Apple is one of the biggest and most visible companies to disclose possible problems in the way it granted stock options.
/ Source: Business Week

Apple Computer uncovered what it called "irregularities" related to certain stock options, becoming one of the biggest and most visible companies coming under scrutiny for how it awarded securities as compensation for executives.

The option grants in question were issued between 1997 and 2001, and involve one grant to Chief Executive Steve Jobs, Apple said in a statement. The company has appointed an outside counsel to investigate the matter and has notified the Securities & Exchange Commission.

"Apple is a quality company, and we are proactively and transparently disclosing what we have discovered to the SEC," Jobs said in the statement. "We are focused on resolving these issues as quickly as possible." The company said it would have no further comment on the matter. Apple stock slipped almost 3 percent, to $57.35, in extended trading, after the news was disclosed on June 29.

Not alone
Dozens of companies in recent months have owned up to troubles over options, which give the holder the right to purchase stock at a specified price for a certain period of time. The securities became a popular method of reimbursing employees at technology companies in the late 1990s, although they lost some appeal after the tech-stock wipeout of 2000-01.

Apple wasn't alone in disclosing options woes on June 29. CA said it won't be able to release certain financial results because of newly discovered problems with options reporting. Intuit said it received a subpoena from federal prosecutors over its stock option practices.

Options typically give employees the opportunity to buy a set number of shares at a price approved by the company's board of directors at the time of issue. Employees can realize gains from exercising their options at times when the strike price is lower than the market price. Problems have emerged surrounding a practice known as backdating, where the company pushes back the grant date to a day when the stock price is lower than the price on the day of issue. The practice can give executives immediate risk-free profits, undermining the argument that options provide an incentive for managers to turn in a strong performance. It can also result in the misstatement of employee compensation costs and company profits, and it may have tax implications.

Tech titans involved
Apple's statement doesn't refer to backdating, but says the questionable grant to CEO Jobs was later canceled. In 2000, Jobs was granted options on 20 million shares, SEC filings show. Three years later, he voluntarily canceled 27.5 million options as part of a companywide effort to reduce the number of outstanding options, according to a press release at the time. The canceled options resulted in "no financial gain to the CEO," Apple said.
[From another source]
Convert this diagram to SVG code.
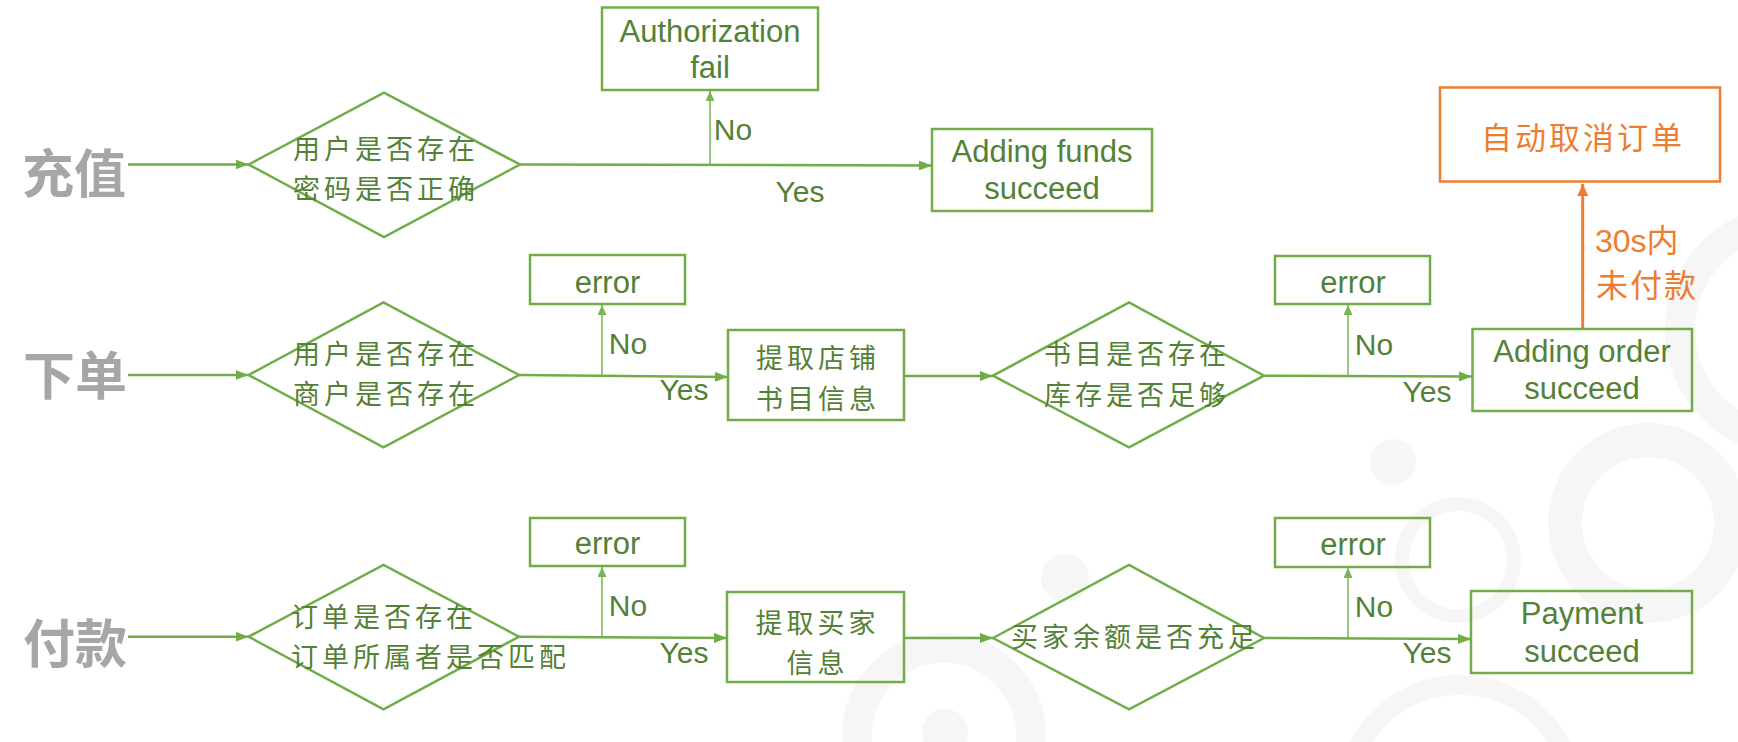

Questions about the timing of options grants have arisen for some of the biggest names in tech. Microsoft awarded options at monthly lows each July from 1992 to 1999, The Wall Street Journal reported on June 16. Rambus said this week that some of its previously reported profits might have to be restated because timing of grants wasn't recorded properly.

Apple hasn't given details on the options in question. But in at least one instance of grants in the period, options were dated immediately before an event that fueled a rally in the company's stock price. That was on Aug. 5, 1997, when Apple issued options on 162,357 shares. The following day Microsoft announced it would invest $150 million in Apple and said it would continue making software for the Macintosh computer platform. That day the companies also agreed to a broad patent cross-licensing agreement that ended years of expensive legal bickering between them. Over two days, Apple's stock gained nearly 48 percent amid enormous trading volume.

The disclosure of irregularities comes as Apple also investigates allegations that some of its iPod digital music players are being manufactured under unfavorable work conditions in a factory in China.